In land matters, limitation law is a vital source of defence, but unlike equitable defences of laches and acquiescence where knowledge of the real owner of land in possession of another is vital to a successful plea of the defence, such knowledge by the defendant is of no moment in matters that are statute barred. This is the position of the law as clearly stated in Elebanjo v Dawodu (2006) 15NWLR PT. 1001 P76 at 142 paras C-E per Onnoghen JSC.

It is also noteworthy that absence from jurisdiction of trespass and the subsequent lack of knowledge of a trespass can never justify the commencement of an action outside the time clearly set out for the institution of the suit. In the case of Akibu v Aeez, the Supreme Court left no one in doubt that a claimant’s lack of knowledge or absence from the place where a trespass occurred cannot ground a defence to commence action outside the limitation period.

The fact that the claimant is an illiterate is equally immaterial and does not stop the limitation statute or time from running.

While the law of limitation of actions protects a defendant against passing through embarrassing experience of facing stale litigations, it also puts the claimant on his toes to be vigilante and never to sleep on his rights.

Unfortunately, many citizens, either out of ignorance or whatever reasons, go into slumber only to attempt waking up when their matters have been statute barred.

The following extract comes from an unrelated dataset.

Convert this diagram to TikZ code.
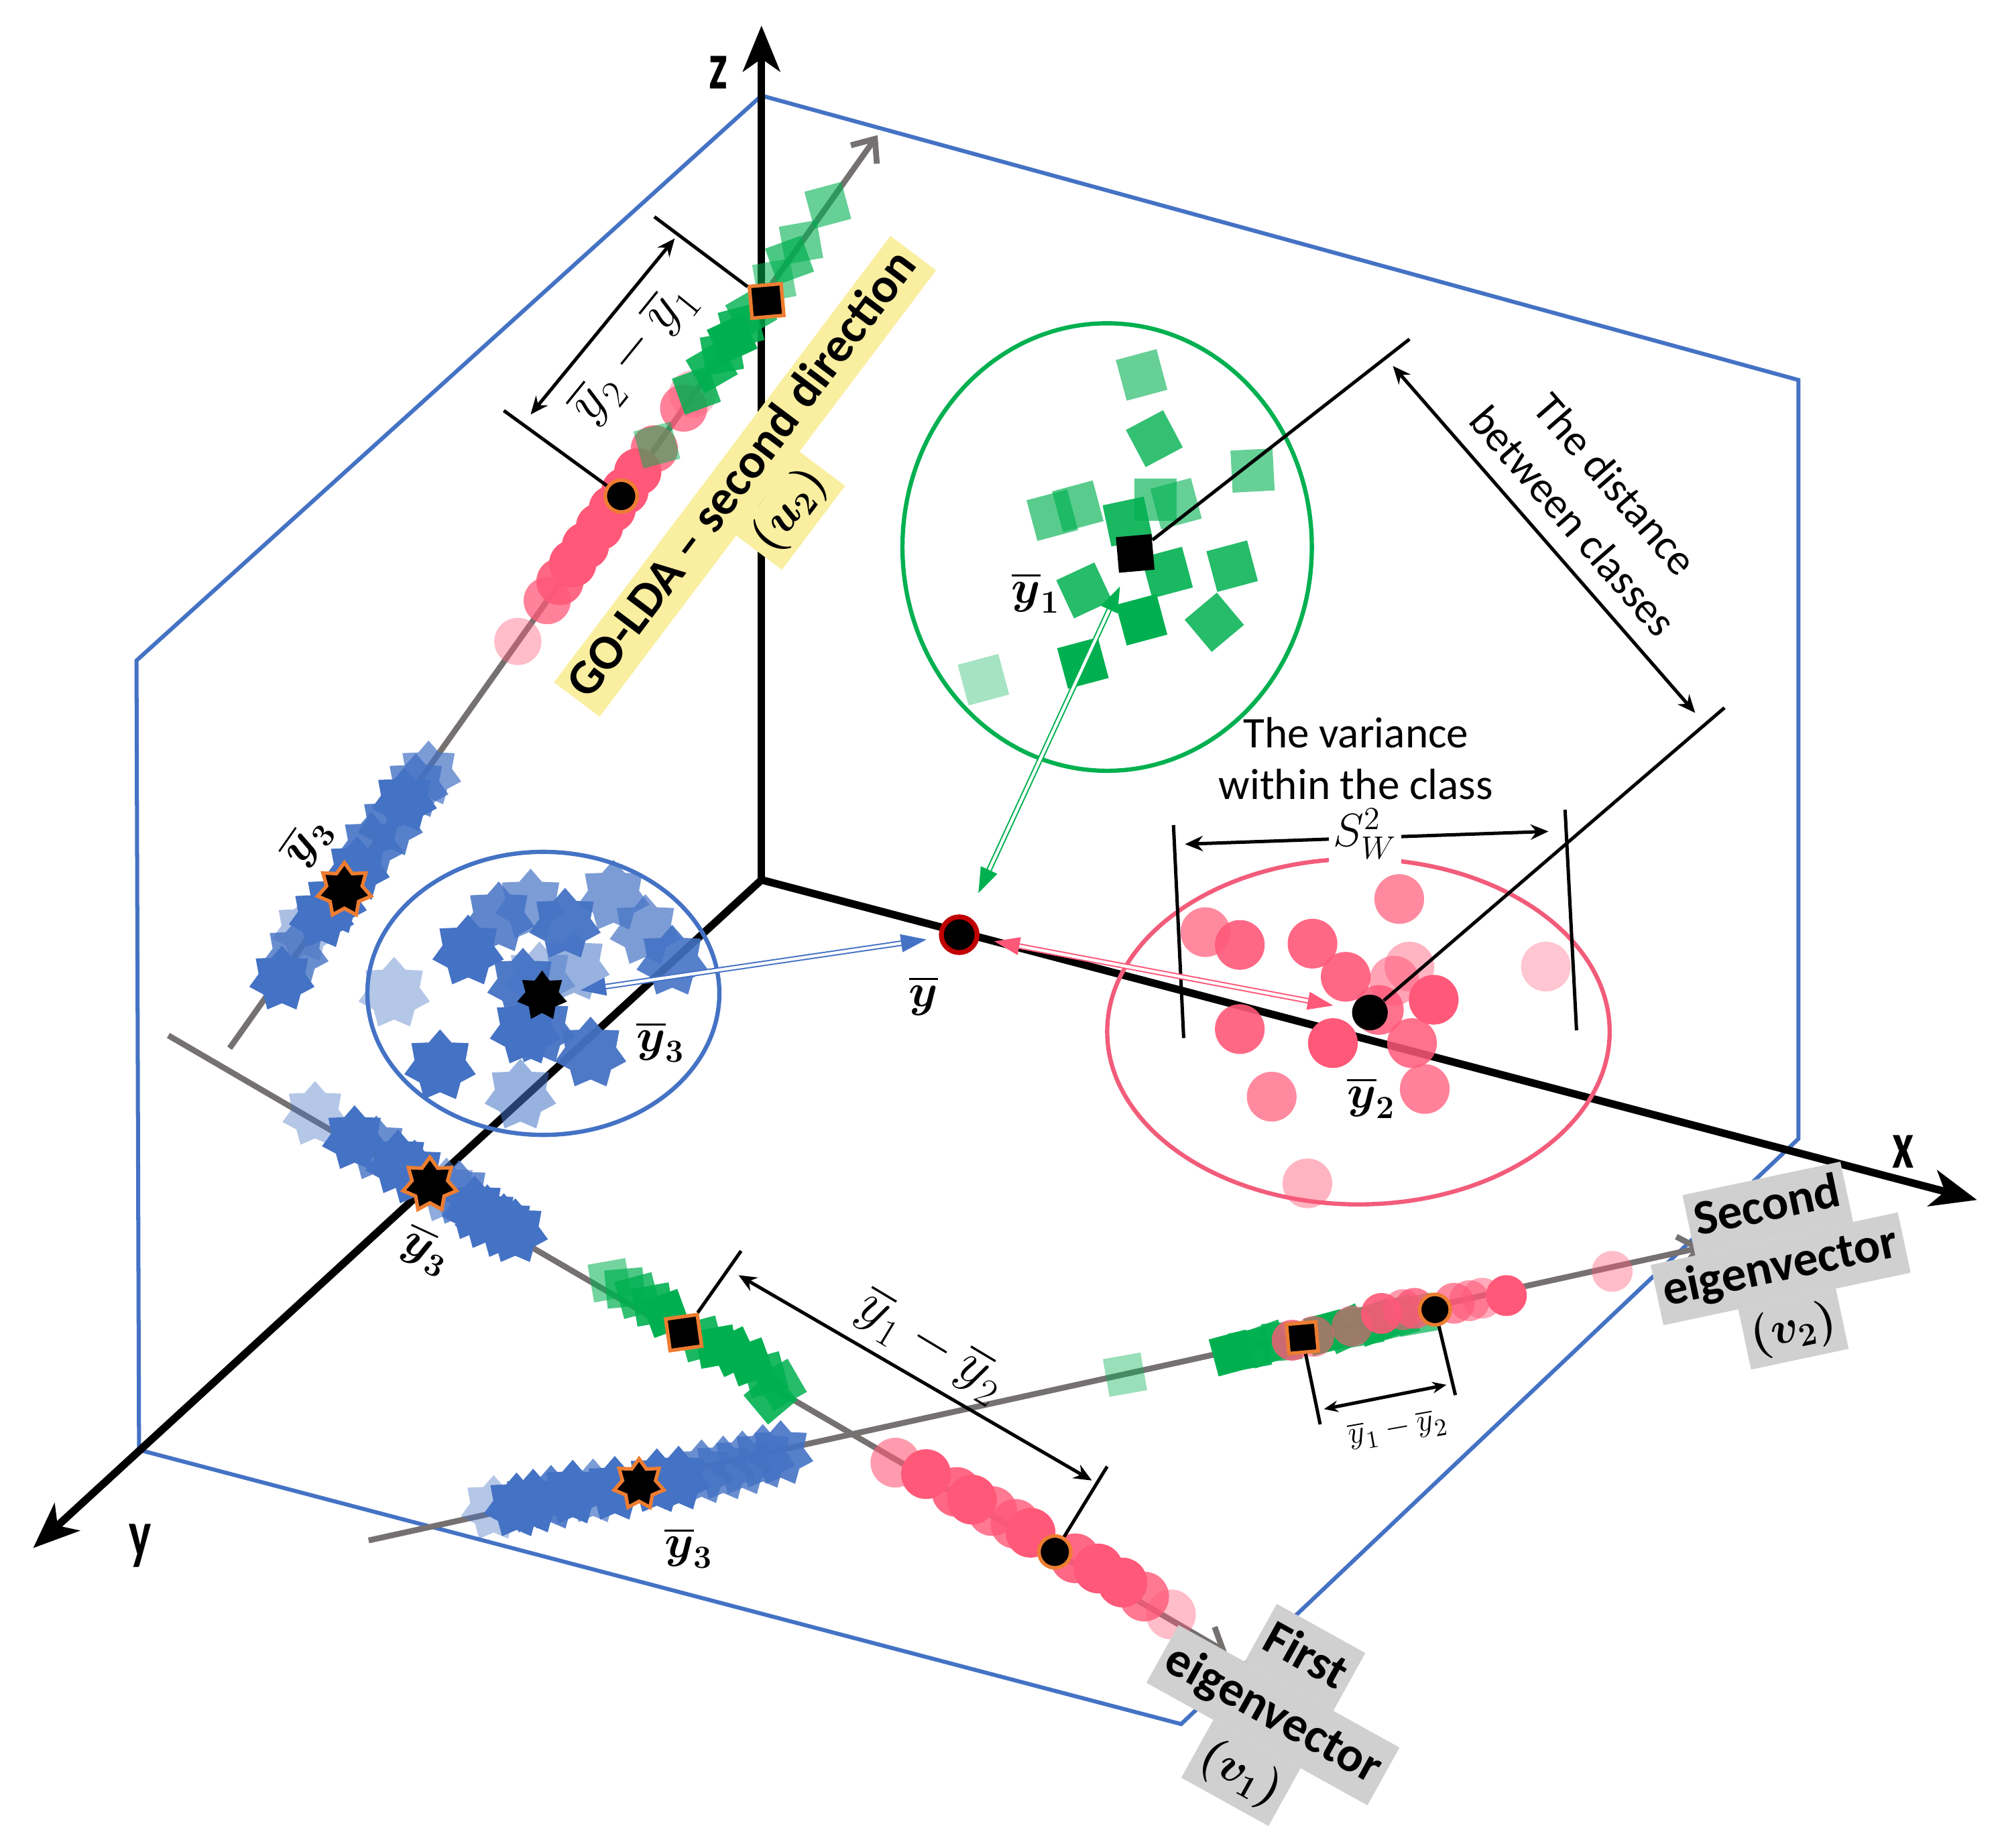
\documentclass[tikz,border=0pt]{standalone}
\usepackage{fontspec}
\setmainfont{Carlito}
\usepackage{amsmath}
\usetikzlibrary{arrows.meta,shapes.geometric}

\definecolor{planeblue}{RGB}{68,114,196}
\definecolor{axgray}{RGB}{118,113,113}
\definecolor{sqgreen}{RGB}{0,176,80}
\definecolor{ptred}{RGB}{255,88,120}
\definecolor{ringred}{RGB}{242,92,122}
\definecolor{meanorange}{RGB}{237,125,49}
\definecolor{hlyellow}{RGB}{250,238,160}
\definecolor{hlgray}{RGB}{208,208,208}
\definecolor{ybarred}{RGB}{192,0,0}

\newcommand{\ym}[1]{{\boldmath$\overline{y}_{#1}$}}
\newcommand{\yb}{{\boldmath$\overline{y}$}}
\newcommand{\hl}[2]{{\setlength{\fboxsep}{0pt}\colorbox{#1}{\strut\hspace{3pt}#2\hspace{3pt}}}}

\begin{document}
\begin{tikzpicture}[x=0.02cm,y=-0.02cm,
  plane/.style={draw=planeblue,line width=1.8pt},
  axis/.style={line width=3.4pt,-{Stealth[length=0.72cm,width=0.58cm,inset=0.2cm]}},
  dirline/.style={draw=axgray,line width=2.6pt},
  gsq/.style={rectangle,fill=sqgreen,minimum size=0.66cm,inner sep=0pt},
  lsq/.style={gsq,minimum size=0.6cm},
  rdot/.style={circle,fill=ptred,minimum size=0.78cm,inner sep=0pt},
  bstar/.style={star,star points=7,star point ratio=1.4,fill=planeblue,
                minimum size=1.15cm,inner sep=0pt},
  meanmk/.style={fill=black,draw=meanorange,line width=1.6pt,inner sep=0pt},
  tick/.style={draw=black,line width=1.5pt},
  dim/.style={draw=black,line width=1.5pt,
              {Stealth[length=0.28cm,width=0.24cm]}-{Stealth[length=0.28cm,width=0.24cm]}},
  dbl/.style={double=white,line width=0.6pt,double distance=1.3pt,
              {Triangle[length=0.4cm,width=0.28cm]}-{Triangle[length=0.4cm,width=0.28cm]}},
  txt/.style={font=\fontsize{19.5}{23}\selectfont,align=center},
  tag/.style={font=\fontsize{22}{27.5}\selectfont\bfseries\boldmath,align=center,inner sep=0pt},
  mlab/.style={font=\fontsize{22}{26}\selectfont,inner sep=1pt},
  axlab/.style={font=\fontsize{30}{30}\selectfont\bfseries}]
\useasboundingbox (0,0) rectangle (1568,1449);

% plane
\coordinate (pA) at (597,75);
\coordinate (pB) at (107,518);
\coordinate (pC) at (109,1137);
\coordinate (pD) at (926,1352);
\coordinate (pE) at (1410,893);
\coordinate (pF) at (1410,298);
\draw[plane] (pA) -- (pB) -- (pC) -- (pD) -- (pE) -- (pF) -- cycle;

% axes
\coordinate (O) at (597,690);
\coordinate (ztip) at (597,20);
\coordinate (xtip) at (1550,941);
\coordinate (ytip) at (26,1214);
\draw[axis] (O) -- (ztip);
\draw[axis] (O) -- (xtip);
\draw[axis] (O) -- (ytip);
\node[axlab] (lz) at (563,57) {\scalebox{0.7}[1]{z}};
\node[axlab] (lx) at (1492,903) {\scalebox{0.7}[1]{x}};
\node[axlab] (ly) at (110,1212) {\scalebox{0.7}[1]{y}};

% projection directions
\coordinate (u2s) at (180,822);
\coordinate (u2e) at (688,106);
\coordinate (v1s) at (132,812);
\coordinate (v1e) at (962,1296);
\coordinate (v2s) at (289,1208);
\coordinate (v2e) at (1335,978);
\draw[dirline,-{Straight Barb[length=0.3cm,width=0.5cm]}] (u2s) -- (u2e);
\draw[dirline,-{Straight Barb[length=0.3cm,width=0.5cm]}] (v1s) -- (v1e);
\draw[dirline,-{Straight Barb[length=0.3cm,width=0.5cm]}] (v2s) -- (v2e);

% class outlines
\draw[draw=sqgreen,line width=1.9pt] (868,429) ellipse [x radius=3.21cm,y radius=3.51cm];
\draw[draw=planeblue,line width=1.9pt] (426,779) ellipse [x radius=2.76cm,y radius=2.22cm];
\draw[draw=ringred,line width=1.9pt] (1065,809) ellipse [x radius=3.94cm,y radius=2.71cm];

% class 1 (green)
\foreach \cx/\cy/\op/\rt [count=\i] in {895/294/0.6/15,905/344/0.8/28,982/369/0.6/3,
    825/404/0.65/15,845/397/0.65/15,906/392/0.65/0,922/395/0.6/15,884/409/0.9/12,
    915/449/0.9/15,966/444/0.85/15,850/463/0.85/25,895/486/1/15,952/488/0.85/40,
    849/520/1/15,771/533/0.35/15}
  \node[gsq,fill opacity=\op,rotate=\rt] (gc\i) at (\cx,\cy) {};
% class 2 (red)
\foreach \cx/\cy/\op [count=\i] in {1097/705/0.7,945/731/0.7,972/741/0.9,1029/740/0.9,
    1055/766/0.9,1105/758/0.45,1093/769/0.55,1212/758/0.35,1124/784/1,1081/792/0.85,
    972/807/0.9,1045/818/1,1107/818/0.85,997/860/0.7,1117/854/0.75,1025/928/0.45}
  \node[rdot,fill opacity=\op] (rc\i) at (\cx,\cy) {};
% class 3 (blue)
\foreach \cx/\cy/\op [count=\i] in {367/746/1,391/720/0.85,416/710/0.7,443/725/0.95,
    481/703/0.7,506/730/0.7,527/754/0.9,309/779/0.4,423/767/0.45,450/758/0.55,
    410/772/0.95,423/807/0.95,412/808/1,463/826/0.95,345/836/1,408/859/0.55}
  \node[bstar,fill opacity=\op] (bc\i) at (\cx,\cy) {};

% projections on u2
\foreach \cx/\cy/\op [count=\i] in {336/607/0.7,326/617/0.8,317/628/1,306/647/0.9,
    291/663/0.9,280/682/1,262/708/1,252/719/1,239/730/0.45,232/748/0.8,221/768/1}
  \node[bstar,fill opacity=\op,minimum size=1.05cm] (su\i) at (\cx,\cy) {};
\foreach \cx/\cy/\op [count=\i] in {406/503/0.4,429/471/0.75,439/456/0.9,449/442/1,
    459/428/1,470/413/1,480/399/1,490/385/1,500/370/1,513/352/0.8,536/320/0.75,543/309/0.35}
  \node[rdot,fill opacity=\op,minimum size=0.74cm] (ru\i) at (\cx,\cy) {};
\foreach \cx/\cy/\op/\rt [count=\i] in {515/349/0.5/15,546/306/0.85/20,558/288/0.9/30,
    566/277/0.9/10,574/266/1/25,581/256/0.9/15,589/245/0.8/30,607/220/0.55/10,
    619/204/0.7/20,628/190/0.6/10,649/161/0.6/15}
  \node[lsq,fill opacity=\op,rotate=\rt] (gu\i) at (\cx,\cy) {};

% projections on v1
\foreach \cx/\cy/\op [count=\i] in {247/874/0.4,278/893/1,295/901/0.8,312/912/1,
    325/920/1,350/934/0.6,360/936/0.8,372/948/1,382/955/1,395/962/1,404/966/1}
  \node[bstar,fill opacity=\op,minimum size=1.05cm] (sv\i) at (\cx,\cy) {};
\foreach \cx/\cy/\op/\rt [count=\i] in {478/1004/0.55/10,490/1010/0.7/5,500/1016/0.8/15,
    512/1023/0.9/10,522/1030/1/20,550/1050/0.9/15,562/1056/1/10,575/1060/1/25,
    588/1068/1/20,600/1078/0.9/15,612/1086/0.85/30,604/1096/0.9/40}
  \node[lsq,fill opacity=\op,rotate=\rt] (gv\i) at (\cx,\cy) {};
\foreach \cx/\cy/\op [count=\i] in {702/1147/0.6,726/1156/1,750/1170/0.9,762/1176/1,
    778/1185/0.8,796/1195/0.8,808/1202/1,843/1222/0.9,861/1230/1,880/1241/1,
    897/1252/0.8,918/1266/0.4}
  \node[rdot,fill opacity=\op] (rv\i) at (\cx,\cy) {};

% projections on v2
\foreach \cx/\cy/\op [count=\i] in {387/1183/0.4,405/1181/1,418/1178/1,432/1175/0.9,
    449/1171/1,465/1170/0.7,482/1168/1,515/1162/1,532/1160/1,550/1155/0.8,
    567/1152/0.8,582/1148/0.8,598/1143/0.85,612/1140/0.9}
  \node[bstar,fill opacity=\op,minimum size=1.05cm] (sw\i) at (\cx,\cy) {};
\foreach \cx/\cy/\op/\rt [count=\i] in {882/1078/0.4/10,966/1061/1/15,980/1058/0.9/10,
    993/1054/0.9/20,1005/1052/0.8/5,1040/1045/1/15,1055/1042/0.9/25,1068/1040/0.8/10,
    1079/1037/0.9/20,1095/1033/0.8/15,1110/1031/0.7/10}
  \node[lsq,fill opacity=\op,rotate=\rt] (gw\i) at (\cx,\cy) {};
\foreach \cx/\cy/\op [count=\i] in {1013/1051/0.8,1030/1048/0.6,1060/1040/0.6,
    1083/1030/0.9,1100/1027/0.6,1109/1026/0.8,1140/1022/0.7,1152/1020/0.6,
    1162/1018/0.5,1181/1016/1,1264/997/0.4}
  \node[rdot,fill opacity=\op,minimum size=0.64cm] (rw\i) at (\cx,\cy) {};

% class means
\node[rectangle,fill=black,minimum size=0.56cm,inner sep=0pt,rotate=5] (c1) at (890,434) {};
\node[circle,fill=black,minimum size=0.56cm,inner sep=0pt] (c2) at (1074,794) {};
\node[star,star points=7,star point ratio=1.5,fill=black,minimum size=0.8cm,inner sep=0pt] (c3) at (425,781) {};
\node[circle,fill=black,draw=ybarred,line width=2.2pt,minimum size=0.56cm,inner sep=0pt] (ybar) at (752,733) {};

% projected means
\node[rectangle,meanmk,minimum size=0.5cm,rotate=5] (mu1) at (601,236) {};
\node[circle,meanmk,minimum size=0.5cm] (mu2) at (487,389) {};
\node[star,star points=7,star point ratio=1.5,meanmk,minimum size=0.86cm] (mu3) at (270,698) {};
\node[rectangle,meanmk,minimum size=0.5cm,rotate=8] (mv1) at (536,1045) {};
\node[circle,meanmk,minimum size=0.5cm] (mv2) at (827,1217) {};
\node[star,star points=7,star point ratio=1.5,meanmk,minimum size=0.86cm] (mv3) at (337,929) {};
\node[rectangle,meanmk,minimum size=0.46cm,rotate=5] (mw1) at (1021,1049) {};
\node[circle,meanmk,minimum size=0.48cm] (mw2) at (1125,1027) {};
\node[star,star points=7,star point ratio=1.5,meanmk,minimum size=0.8cm] (mw3) at (501,1164) {};

% mean labels
\node[mlab] (ly1) at (812,465) {\ym{1}};
\node[mlab] (ly2) at (1075,861) {\ym{2}};
\node[mlab] (ly3) at (518,817) {\ym{3}};
\node[mlab] (lyb) at (724,781) {\yb};
\node[mlab,rotate=55] (lu3) at (241,660) {\ym{3}};
\node[mlab,rotate=-25] (lv3) at (334,981) {\ym{3}};
\node[mlab] (lw3) at (540,1214) {\ym{3}};

% distance on u2
\coordinate (tu1) at (513,170);
\coordinate (tu2) at (395,322);
\coordinate (au1) at (529,187);
\coordinate (au2) at (416,325);
\draw[tick] (mu1) -- (tu1);
\draw[tick] (mu2) -- (tu2);
\draw[dim] (au2) -- (au1);
\node[font=\fontsize{23}{26}\selectfont,rotate=51] (ldu) at (497,277) {$\overline{y}_2-\overline{y}_1$};

% distance on v1
\coordinate (tv1) at (581,981);
\coordinate (tv2) at (868,1150);
\coordinate (av1) at (579,1000);
\coordinate (av2) at (856,1161);
\draw[tick] (mv1) -- (tv1);
\draw[tick] (mv2) -- (tv2);
\draw[dim] (av1) -- (av2);
\node[font=\fontsize{23}{26}\selectfont,rotate=-31] (ldv) at (730,1056) {$\overline{y}_1-\overline{y}_2$};

% distance on v2
\coordinate (tw1) at (1035,1117);
\coordinate (tw2) at (1141,1094);
\coordinate (aw1) at (1038,1105);
\coordinate (aw2) at (1134,1086);
\draw[tick] (mw1) -- (tw1);
\draw[tick] (mw2) -- (tw2);
\draw[dim,{Stealth[length=0.22cm,width=0.18cm]}-{Stealth[length=0.22cm,width=0.18cm]}] (aw1) -- (aw2);
\node[font=\fontsize{15.5}{18}\selectfont,rotate=10] (ldw) at (1096,1121) {$\overline{y}_1-\overline{y}_2$};

% distance between classes
\coordinate (td1) at (1105,266);
\coordinate (td2) at (1352,555);
\coordinate (ad1) at (1092,287);
\coordinate (ad2) at (1329,559);
\draw[tick] (c1) -- (td1);
\draw[tick] (c2) -- (td2);
\draw[dim] (ad1) -- (ad2);
\node[txt,rotate=-49,font=\fontsize{19.5}{25}\selectfont] (ldist) at (1250,394) {The distance\\between classes};

% variance within the class
\coordinate (sw1a) at (920,647);
\coordinate (sw1b) at (928,814);
\coordinate (sw2a) at (1227,635);
\coordinate (sw2b) at (1236,808);
\coordinate (as1) at (929,662);
\coordinate (as2) at (1214,652);
\draw[tick] (sw1a) -- (sw1b);
\draw[tick] (sw2a) -- (sw2b);
\draw[dim] (as1) -- (as2);
\node[fill=white,inner sep=2pt,font=\fontsize{22}{26}\selectfont] (lsw) at (1070,654) {$S_W^2$};
\node[txt] (lvar) at (1063,595) {The variance\\within the class};

% links to the global mean
\draw[dbl,draw=sqgreen,shorten <=0.24cm,shorten >=0.4cm] (c1) -- (ybar);
\draw[dbl,draw=planeblue,shorten <=0.2cm,shorten >=0.32cm] (ybar) -- (c3);
\draw[dbl,draw=ptred,shorten <=0.24cm,shorten >=0.3cm] (ybar) -- (c2);

% direction tags
\node[tag,rotate=53,font=\fontsize{22}{25.5}\selectfont\bfseries\boldmath] (golda) at (602,387)
  {\hl{hlyellow}{GO-LDA – second direction}\\\hl{hlyellow}{$(u_2)$}};
\node[tag,rotate=-29,font=\fontsize{22}{29.5}\selectfont\bfseries\boldmath] (first) at (998,1345)
  {\hl{hlgray}{First}\\\hl{hlgray}{eigenvector}\\\hl{hlgray}{$(v_1)$}};
\node[tag,rotate=12] (second) at (1396,995)
  {\hl{hlgray}{Second}\\\hl{hlgray}{eigenvector}\\\hl{hlgray}{$(v_2)$}};
\end{tikzpicture}
\end{document}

In such situation, it has become too late in the day and certainly right of action  and cause of action  have become extinguished.

However, not every cause of action is statute barred. One of such cause of action that cannot be caught up by the limitation law is the application for fundamental rights enforcement of citizens guaranteed by Chapter IV of the 1999 Constitution of Nigeria (as ame)

Precisely, Order III Rule 1 of Fundamental Rights (Enforcement produre) Rules 2009 clearly stipulates that “An application for the enforcement of fundamental right shall not be affected by any limitation statute whatsoever”

Criminal cases also generally are not affected by limitation law

It is advisable to always see a lawyer to avoid being caught on the wrong side of the law.